▸ TO DO:
Leave out the images and repeat the listing below without a single change.

▸ INFORMATION SHOWN:
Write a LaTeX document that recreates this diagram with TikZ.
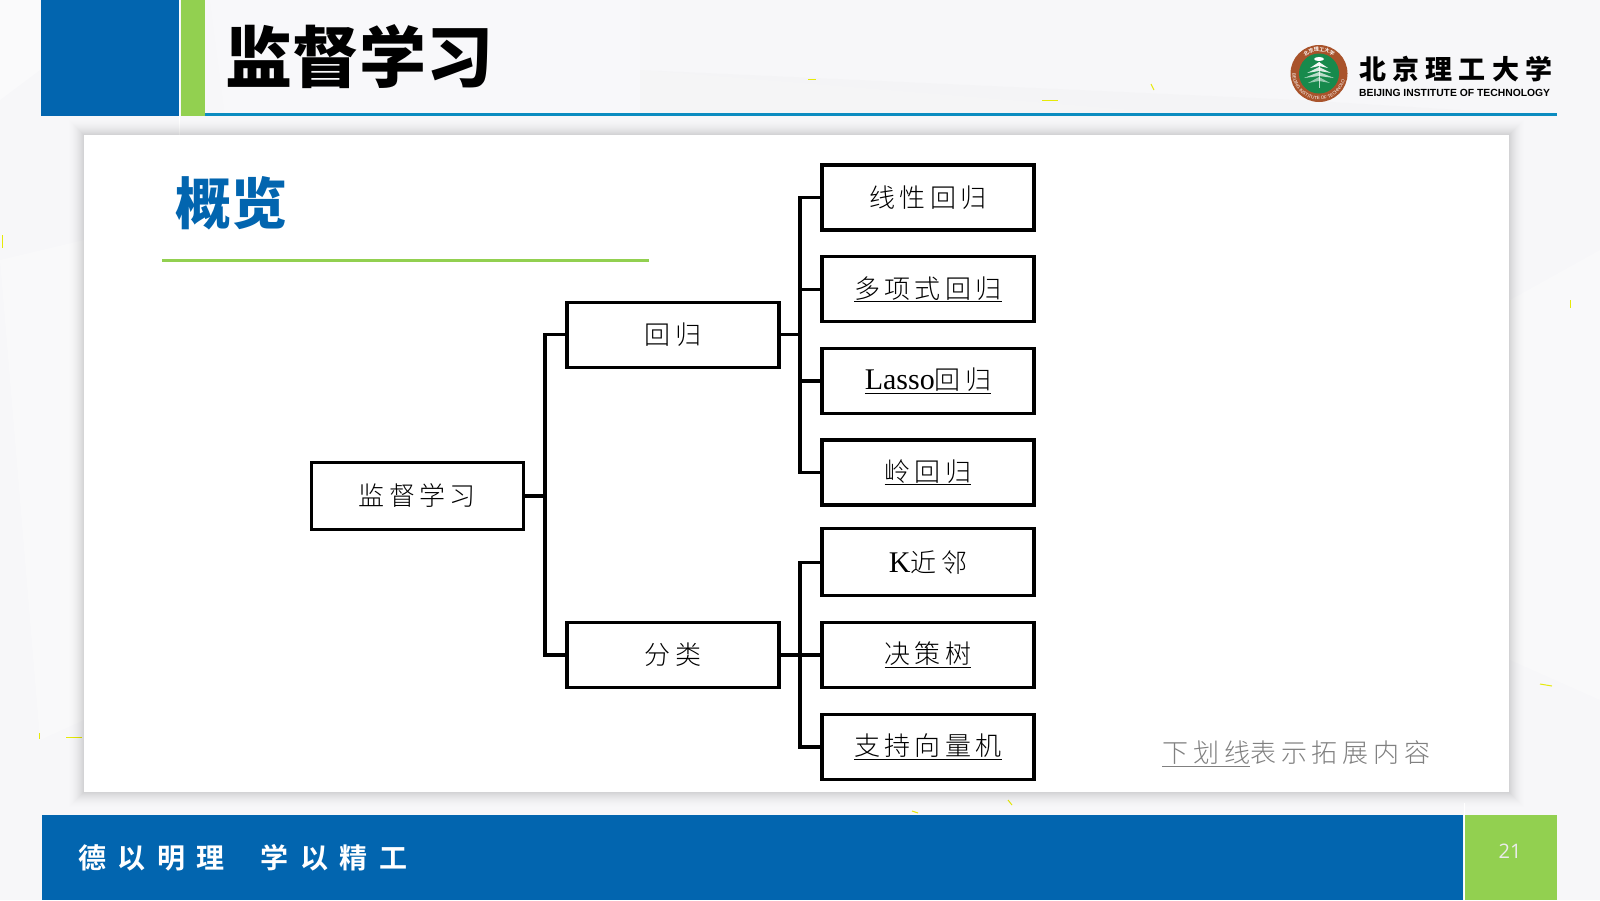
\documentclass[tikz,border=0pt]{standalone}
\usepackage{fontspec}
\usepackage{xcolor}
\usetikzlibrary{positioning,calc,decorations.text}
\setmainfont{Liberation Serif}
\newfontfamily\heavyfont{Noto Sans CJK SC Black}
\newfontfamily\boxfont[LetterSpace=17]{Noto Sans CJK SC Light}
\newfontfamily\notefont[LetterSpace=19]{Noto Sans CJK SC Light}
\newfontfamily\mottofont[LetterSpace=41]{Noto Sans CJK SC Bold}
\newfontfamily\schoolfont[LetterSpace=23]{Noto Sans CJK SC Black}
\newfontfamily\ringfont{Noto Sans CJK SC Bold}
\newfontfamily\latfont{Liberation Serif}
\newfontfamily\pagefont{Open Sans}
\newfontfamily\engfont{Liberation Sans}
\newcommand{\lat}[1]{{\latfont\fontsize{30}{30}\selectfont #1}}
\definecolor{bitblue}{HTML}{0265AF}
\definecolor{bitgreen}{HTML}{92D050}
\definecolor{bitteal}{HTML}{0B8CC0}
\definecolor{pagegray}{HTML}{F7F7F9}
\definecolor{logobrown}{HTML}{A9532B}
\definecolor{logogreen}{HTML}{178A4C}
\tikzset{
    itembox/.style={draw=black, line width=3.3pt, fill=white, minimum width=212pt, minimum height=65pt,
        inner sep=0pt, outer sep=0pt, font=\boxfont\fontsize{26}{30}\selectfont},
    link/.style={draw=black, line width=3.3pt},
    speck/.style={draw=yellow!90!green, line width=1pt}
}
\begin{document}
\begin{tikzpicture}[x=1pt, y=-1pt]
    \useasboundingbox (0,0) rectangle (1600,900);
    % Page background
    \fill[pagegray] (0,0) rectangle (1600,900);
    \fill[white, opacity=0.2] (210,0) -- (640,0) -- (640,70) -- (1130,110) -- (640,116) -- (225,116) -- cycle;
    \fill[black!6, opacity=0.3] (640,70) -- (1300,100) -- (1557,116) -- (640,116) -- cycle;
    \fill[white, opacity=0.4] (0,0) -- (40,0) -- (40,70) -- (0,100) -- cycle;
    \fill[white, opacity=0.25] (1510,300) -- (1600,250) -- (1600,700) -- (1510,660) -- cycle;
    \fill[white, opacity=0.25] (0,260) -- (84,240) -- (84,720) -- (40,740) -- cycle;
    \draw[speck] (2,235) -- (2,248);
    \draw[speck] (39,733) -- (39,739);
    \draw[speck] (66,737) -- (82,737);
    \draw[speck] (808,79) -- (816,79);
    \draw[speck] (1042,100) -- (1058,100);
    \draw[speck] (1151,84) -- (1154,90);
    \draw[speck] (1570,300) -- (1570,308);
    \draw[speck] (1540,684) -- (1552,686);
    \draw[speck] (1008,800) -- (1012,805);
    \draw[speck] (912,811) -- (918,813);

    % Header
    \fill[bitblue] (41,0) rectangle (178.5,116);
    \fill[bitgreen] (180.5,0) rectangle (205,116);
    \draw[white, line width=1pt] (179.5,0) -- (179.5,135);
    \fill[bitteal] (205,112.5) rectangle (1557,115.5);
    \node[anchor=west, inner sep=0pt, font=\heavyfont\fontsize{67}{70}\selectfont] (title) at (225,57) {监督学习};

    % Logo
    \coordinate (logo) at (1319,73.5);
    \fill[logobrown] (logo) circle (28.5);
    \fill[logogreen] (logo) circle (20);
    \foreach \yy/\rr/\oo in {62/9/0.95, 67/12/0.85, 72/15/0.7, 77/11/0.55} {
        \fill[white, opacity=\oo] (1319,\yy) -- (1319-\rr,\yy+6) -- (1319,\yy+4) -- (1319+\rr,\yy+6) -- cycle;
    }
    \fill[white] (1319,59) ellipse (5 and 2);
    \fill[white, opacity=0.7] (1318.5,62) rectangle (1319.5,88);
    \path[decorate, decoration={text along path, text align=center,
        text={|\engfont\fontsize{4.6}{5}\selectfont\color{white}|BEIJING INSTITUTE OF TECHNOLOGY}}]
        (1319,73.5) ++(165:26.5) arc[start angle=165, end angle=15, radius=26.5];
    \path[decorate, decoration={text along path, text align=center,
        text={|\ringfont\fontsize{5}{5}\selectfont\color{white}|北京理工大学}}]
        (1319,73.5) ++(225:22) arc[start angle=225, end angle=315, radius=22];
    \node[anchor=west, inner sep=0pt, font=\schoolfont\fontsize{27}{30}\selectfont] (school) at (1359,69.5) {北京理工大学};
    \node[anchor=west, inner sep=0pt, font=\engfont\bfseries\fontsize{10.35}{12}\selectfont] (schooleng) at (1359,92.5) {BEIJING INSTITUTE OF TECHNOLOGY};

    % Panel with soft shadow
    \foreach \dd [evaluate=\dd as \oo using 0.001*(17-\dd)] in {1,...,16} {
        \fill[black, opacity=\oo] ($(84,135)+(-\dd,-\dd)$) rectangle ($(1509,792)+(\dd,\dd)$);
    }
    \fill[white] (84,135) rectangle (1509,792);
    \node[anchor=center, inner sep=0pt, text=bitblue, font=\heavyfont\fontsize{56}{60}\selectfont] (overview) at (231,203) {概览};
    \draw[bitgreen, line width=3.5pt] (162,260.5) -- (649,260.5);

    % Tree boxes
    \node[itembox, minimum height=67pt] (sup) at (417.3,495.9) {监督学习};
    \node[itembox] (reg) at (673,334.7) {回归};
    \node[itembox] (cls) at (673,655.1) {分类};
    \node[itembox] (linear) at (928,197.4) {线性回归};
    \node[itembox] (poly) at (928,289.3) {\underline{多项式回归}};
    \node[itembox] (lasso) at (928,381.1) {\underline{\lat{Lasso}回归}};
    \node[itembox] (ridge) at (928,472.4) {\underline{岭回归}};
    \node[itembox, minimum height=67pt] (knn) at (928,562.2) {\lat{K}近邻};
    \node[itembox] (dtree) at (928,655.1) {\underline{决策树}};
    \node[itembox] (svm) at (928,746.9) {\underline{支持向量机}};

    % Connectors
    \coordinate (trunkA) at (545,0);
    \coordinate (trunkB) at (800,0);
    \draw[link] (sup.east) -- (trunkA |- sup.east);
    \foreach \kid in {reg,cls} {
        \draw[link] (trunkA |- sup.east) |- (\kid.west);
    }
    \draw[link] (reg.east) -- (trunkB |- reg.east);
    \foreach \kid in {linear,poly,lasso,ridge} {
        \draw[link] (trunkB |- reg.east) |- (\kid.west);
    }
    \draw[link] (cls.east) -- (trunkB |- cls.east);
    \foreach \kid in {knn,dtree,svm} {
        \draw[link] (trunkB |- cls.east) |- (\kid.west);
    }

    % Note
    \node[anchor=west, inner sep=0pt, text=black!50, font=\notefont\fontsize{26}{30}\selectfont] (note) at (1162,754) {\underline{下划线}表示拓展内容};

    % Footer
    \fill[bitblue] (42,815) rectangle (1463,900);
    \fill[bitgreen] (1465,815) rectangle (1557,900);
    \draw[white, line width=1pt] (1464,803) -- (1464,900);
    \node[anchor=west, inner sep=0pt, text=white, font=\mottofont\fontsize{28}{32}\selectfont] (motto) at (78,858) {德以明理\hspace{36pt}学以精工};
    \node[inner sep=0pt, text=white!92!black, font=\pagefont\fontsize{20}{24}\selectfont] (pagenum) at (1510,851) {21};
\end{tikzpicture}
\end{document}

▸ FULL SOLUTION:
Write a LaTeX document that recreates this diagram with TikZ.
\documentclass[tikz,border=0pt]{standalone}
\usepackage{fontspec}
\usepackage{xcolor}
\usetikzlibrary{positioning,calc,decorations.text}
\setmainfont{Liberation Serif}
\newfontfamily\heavyfont{Noto Sans CJK SC Black}
\newfontfamily\boxfont[LetterSpace=17]{Noto Sans CJK SC Light}
\newfontfamily\notefont[LetterSpace=19]{Noto Sans CJK SC Light}
\newfontfamily\mottofont[LetterSpace=41]{Noto Sans CJK SC Bold}
\newfontfamily\schoolfont[LetterSpace=23]{Noto Sans CJK SC Black}
\newfontfamily\ringfont{Noto Sans CJK SC Bold}
\newfontfamily\latfont{Liberation Serif}
\newfontfamily\pagefont{Open Sans}
\newfontfamily\engfont{Liberation Sans}
\newcommand{\lat}[1]{{\latfont\fontsize{30}{30}\selectfont #1}}
\definecolor{bitblue}{HTML}{0265AF}
\definecolor{bitgreen}{HTML}{92D050}
\definecolor{bitteal}{HTML}{0B8CC0}
\definecolor{pagegray}{HTML}{F7F7F9}
\definecolor{logobrown}{HTML}{A9532B}
\definecolor{logogreen}{HTML}{178A4C}
\tikzset{
    itembox/.style={draw=black, line width=3.3pt, fill=white, minimum width=212pt, minimum height=65pt,
        inner sep=0pt, outer sep=0pt, font=\boxfont\fontsize{26}{30}\selectfont},
    link/.style={draw=black, line width=3.3pt},
    speck/.style={draw=yellow!90!green, line width=1pt}
}
\begin{document}
\begin{tikzpicture}[x=1pt, y=-1pt]
    \useasboundingbox (0,0) rectangle (1600,900);
    % Page background
    \fill[pagegray] (0,0) rectangle (1600,900);
    \fill[white, opacity=0.2] (210,0) -- (640,0) -- (640,70) -- (1130,110) -- (640,116) -- (225,116) -- cycle;
    \fill[black!6, opacity=0.3] (640,70) -- (1300,100) -- (1557,116) -- (640,116) -- cycle;
    \fill[white, opacity=0.4] (0,0) -- (40,0) -- (40,70) -- (0,100) -- cycle;
    \fill[white, opacity=0.25] (1510,300) -- (1600,250) -- (1600,700) -- (1510,660) -- cycle;
    \fill[white, opacity=0.25] (0,260) -- (84,240) -- (84,720) -- (40,740) -- cycle;
    \draw[speck] (2,235) -- (2,248);
    \draw[speck] (39,733) -- (39,739);
    \draw[speck] (66,737) -- (82,737);
    \draw[speck] (808,79) -- (816,79);
    \draw[speck] (1042,100) -- (1058,100);
    \draw[speck] (1151,84) -- (1154,90);
    \draw[speck] (1570,300) -- (1570,308);
    \draw[speck] (1540,684) -- (1552,686);
    \draw[speck] (1008,800) -- (1012,805);
    \draw[speck] (912,811) -- (918,813);

    % Header
    \fill[bitblue] (41,0) rectangle (178.5,116);
    \fill[bitgreen] (180.5,0) rectangle (205,116);
    \draw[white, line width=1pt] (179.5,0) -- (179.5,135);
    \fill[bitteal] (205,112.5) rectangle (1557,115.5);
    \node[anchor=west, inner sep=0pt, font=\heavyfont\fontsize{67}{70}\selectfont] (title) at (225,57) {监督学习};

    % Logo
    \coordinate (logo) at (1319,73.5);
    \fill[logobrown] (logo) circle (28.5);
    \fill[logogreen] (logo) circle (20);
    \foreach \yy/\rr/\oo in {62/9/0.95, 67/12/0.85, 72/15/0.7, 77/11/0.55} {
        \fill[white, opacity=\oo] (1319,\yy) -- (1319-\rr,\yy+6) -- (1319,\yy+4) -- (1319+\rr,\yy+6) -- cycle;
    }
    \fill[white] (1319,59) ellipse (5 and 2);
    \fill[white, opacity=0.7] (1318.5,62) rectangle (1319.5,88);
    \path[decorate, decoration={text along path, text align=center,
        text={|\engfont\fontsize{4.6}{5}\selectfont\color{white}|BEIJING INSTITUTE OF TECHNOLOGY}}]
        (1319,73.5) ++(165:26.5) arc[start angle=165, end angle=15, radius=26.5];
    \path[decorate, decoration={text along path, text align=center,
        text={|\ringfont\fontsize{5}{5}\selectfont\color{white}|北京理工大学}}]
        (1319,73.5) ++(225:22) arc[start angle=225, end angle=315, radius=22];
    \node[anchor=west, inner sep=0pt, font=\schoolfont\fontsize{27}{30}\selectfont] (school) at (1359,69.5) {北京理工大学};
    \node[anchor=west, inner sep=0pt, font=\engfont\bfseries\fontsize{10.35}{12}\selectfont] (schooleng) at (1359,92.5) {BEIJING INSTITUTE OF TECHNOLOGY};

    % Panel with soft shadow
    \foreach \dd [evaluate=\dd as \oo using 0.001*(17-\dd)] in {1,...,16} {
        \fill[black, opacity=\oo] ($(84,135)+(-\dd,-\dd)$) rectangle ($(1509,792)+(\dd,\dd)$);
    }
    \fill[white] (84,135) rectangle (1509,792);
    \node[anchor=center, inner sep=0pt, text=bitblue, font=\heavyfont\fontsize{56}{60}\selectfont] (overview) at (231,203) {概览};
    \draw[bitgreen, line width=3.5pt] (162,260.5) -- (649,260.5);

    % Tree boxes
    \node[itembox, minimum height=67pt] (sup) at (417.3,495.9) {监督学习};
    \node[itembox] (reg) at (673,334.7) {回归};
    \node[itembox] (cls) at (673,655.1) {分类};
    \node[itembox] (linear) at (928,197.4) {线性回归};
    \node[itembox] (poly) at (928,289.3) {\underline{多项式回归}};
    \node[itembox] (lasso) at (928,381.1) {\underline{\lat{Lasso}回归}};
    \node[itembox] (ridge) at (928,472.4) {\underline{岭回归}};
    \node[itembox, minimum height=67pt] (knn) at (928,562.2) {\lat{K}近邻};
    \node[itembox] (dtree) at (928,655.1) {\underline{决策树}};
    \node[itembox] (svm) at (928,746.9) {\underline{支持向量机}};

    % Connectors
    \coordinate (trunkA) at (545,0);
    \coordinate (trunkB) at (800,0);
    \draw[link] (sup.east) -- (trunkA |- sup.east);
    \foreach \kid in {reg,cls} {
        \draw[link] (trunkA |- sup.east) |- (\kid.west);
    }
    \draw[link] (reg.east) -- (trunkB |- reg.east);
    \foreach \kid in {linear,poly,lasso,ridge} {
        \draw[link] (trunkB |- reg.east) |- (\kid.west);
    }
    \draw[link] (cls.east) -- (trunkB |- cls.east);
    \foreach \kid in {knn,dtree,svm} {
        \draw[link] (trunkB |- cls.east) |- (\kid.west);
    }

    % Note
    \node[anchor=west, inner sep=0pt, text=black!50, font=\notefont\fontsize{26}{30}\selectfont] (note) at (1162,754) {\underline{下划线}表示拓展内容};

    % Footer
    \fill[bitblue] (42,815) rectangle (1463,900);
    \fill[bitgreen] (1465,815) rectangle (1557,900);
    \draw[white, line width=1pt] (1464,803) -- (1464,900);
    \node[anchor=west, inner sep=0pt, text=white, font=\mottofont\fontsize{28}{32}\selectfont] (motto) at (78,858) {德以明理\hspace{36pt}学以精工};
    \node[inner sep=0pt, text=white!92!black, font=\pagefont\fontsize{20}{24}\selectfont] (pagenum) at (1510,851) {21};
\end{tikzpicture}
\end{document}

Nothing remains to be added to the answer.